It’s Memorial Day. Families are going to the beach, cooking out, having parties.
My kids and I are staying home, keeping things low key. Because today, we’re remembering a man. Remembering him the way he wanted to be. And we’re remembering the men and boys and women and girls that he remembered.
I’m not a gold star widow. Let’s be clear about that right up front. I’m the second wife of a man who once was a boy who went to war. I’m the widow of a man that only partly came home from war. A troubled man, who fought the demons in his head for most of his life. He fought until his body and mind wore out, and the darkness engulfed him like peace, and he sighed, and let go of my hand. He felt unworthy of love. And I loved him. For all of it. For all he was. I always will.

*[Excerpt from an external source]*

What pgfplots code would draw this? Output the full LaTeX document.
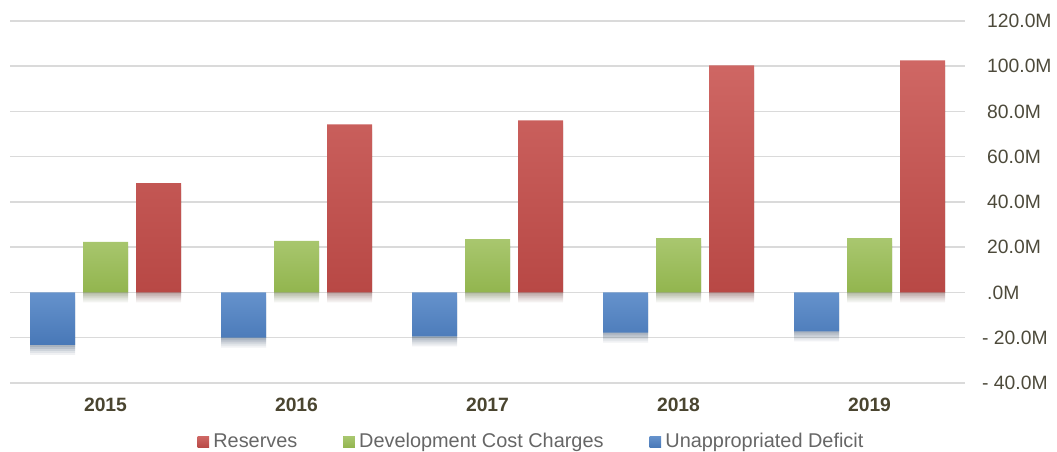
\documentclass[border=0pt]{standalone}
\usepackage{pgfplots}
\pgfplotsset{compat=1.18}
\usepackage{fontspec}
\setmainfont{Liberation Sans}
\definecolor{redT}{HTML}{CF6764}
\definecolor{redB}{HTML}{B84845}
\definecolor{grnT}{HTML}{A9C76F}
\definecolor{grnB}{HTML}{92B54E}
\definecolor{bluT}{HTML}{6592CC}
\definecolor{bluB}{HTML}{4878B7}
\definecolor{redL}{HTML}{C0504D}
\definecolor{grnL}{HTML}{9BBB59}
\definecolor{bluL}{HTML}{4F81BD}
\definecolor{gridc}{HTML}{DADADA}
\definecolor{tickc}{HTML}{4D4A3B}
\definecolor{yearc}{HTML}{4A4530}
\definecolor{legc}{HTML}{666666}
\makeatletter
\tikzset{nopre/.code={\let\tikz@preactions\pgfutil@empty}}
\makeatother
\tikzset{
  shadowed/.style={
    preaction={fill=black, fill opacity=0.035, transform canvas={yshift=-10pt}},
    preaction={fill=black, fill opacity=0.04, transform canvas={yshift=-8pt}},
    preaction={fill=black, fill opacity=0.05, transform canvas={yshift=-6pt}},
    preaction={fill=black, fill opacity=0.06, transform canvas={yshift=-4pt}},
    preaction={fill=black, fill opacity=0.06, transform canvas={yshift=-2pt}}
  }
}
\begin{document}
\fontsize{19.3}{23}\selectfont
\begin{tikzpicture}
\begin{axis}[
  at={(0pt,0pt)}, anchor=south west,
  scale only axis, width=955pt, height=362pt,
  xmin=-0.5, xmax=4.5, ymin=-40, ymax=120,
  ybar=8pt, bar width=45pt,
  axis line style={draw=none},
  major tick length=0pt,
  xtick={0,1,2,3,4},
  xticklabels={2015,2016,2017,2018,2019},
  ytick={-40,-20,0,20,40,60,80,100,120},
  yticklabels={\hspace*{-5pt}- 40.0M,\hspace*{-5pt}- 20.0M,.0M,20.0M,40.0M,60.0M,80.0M,100.0M,120.0M},
  yticklabel pos=right,
  ymajorgrids,
  grid style={line width=1.5pt, color=gridc},
  yticklabel style={anchor=west, inner sep=0pt, xshift=22pt, text=tickc, font=\fontsize{19.3}{23}\selectfont},
  xticklabel style={anchor=north, inner sep=0pt, yshift=-15pt, text=yearc, font=\fontsize{19.3}{23}\selectfont\bfseries},
  legend columns=-1,
  reverse legend,
  legend style={at={(0.545,0)}, anchor=center, yshift=-59pt, draw=none, fill=none,
    font=\fontsize{19.9}{23}\selectfont, text=legc,
    nodes={inner sep=0pt},
    /tikz/every odd column/.append style={column sep=4.3pt},
    /tikz/every even column/.append style={column sep=46pt}},
]
\addplot[draw=none, top color=bluT, bottom color=bluB, shadowed,
  legend image code/.code={\fill[nopre, bluL] (0pt,-5.75pt) rectangle (11.5pt,5.75pt);}]
  coordinates {(0,-23.2) (1,-19.9) (2,-19.4) (3,-17.7) (4,-17.2)};
\addlegendentry{Unappropriated Deficit}
\addplot[draw=none, top color=grnT, bottom color=grnB, shadowed,
  legend image code/.code={\fill[nopre, grnL] (0pt,-5.75pt) rectangle (11.5pt,5.75pt);}]
  coordinates {(0,22.4) (1,22.8) (2,23.6) (3,24.0) (4,24.0)};
\addlegendentry{Development Cost Charges}
\addplot[draw=none, top color=redT, bottom color=redB, shadowed,
  legend image code/.code={\fill[nopre, redL] (0pt,-5.75pt) rectangle (11.5pt,5.75pt);}]
  coordinates {(0,48.3) (1,74.3) (2,76.1) (3,100.4) (4,102.6)};
\addlegendentry{Reserves}
\end{axis}
\pgfresetboundingbox
\path[use as bounding box] (-10pt,-69pt) rectangle (1047pt,383pt);
\end{tikzpicture}
\end{document}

Like many soldiers did then, he went to war as a child. He saw no other answer to fix his world. The boy who grew up carrying a radio on his back, running like hell, while ash fell around him. The young man who went to sleep in Cambodia, next to a foreign boy, protecting each other, and woke up the next morning on opposite sides of the conflict, with a knife in his ribs. The young Marine who, months later, hanging out of a helicopter with that radio pack on his back, caught a two year old girl who had been thrown into the air as the copter lifted, and held her in one arm, and road through the storm to safety.
He came home. Built a productive life. He became a lead paramedic so he could save lives~to balance his ledger. He championed for the children. He was their angel, spiriting children and their loving parent away from abusive situations, taking them to safe houses, to start new lives in freedom.
Freedom. It was so important to him. He did come home. But he was never really free. He was a prisoner of his mind.
I think of him on this day, because there are so many he thought of. He told their stories. How they had carried the radio before him. How they had carried the flag. How they had carried each other. How there came to be so many that needed to be carried. How their sacrifice gave him life.
He raised his glass to them, grilled the steaks, set off the fireworks, even though it meant weeks of nightmares to follow. Because remembering them, their stories, their lives and their sacrifice, is important. It is part of our stories.
So today, I sit home quietly, often with tears flowing down my face, my sweet daughters checking to see if I’m alright. Me checking on them.
And we tell the stories.
Their sacrifice will not be forgotten.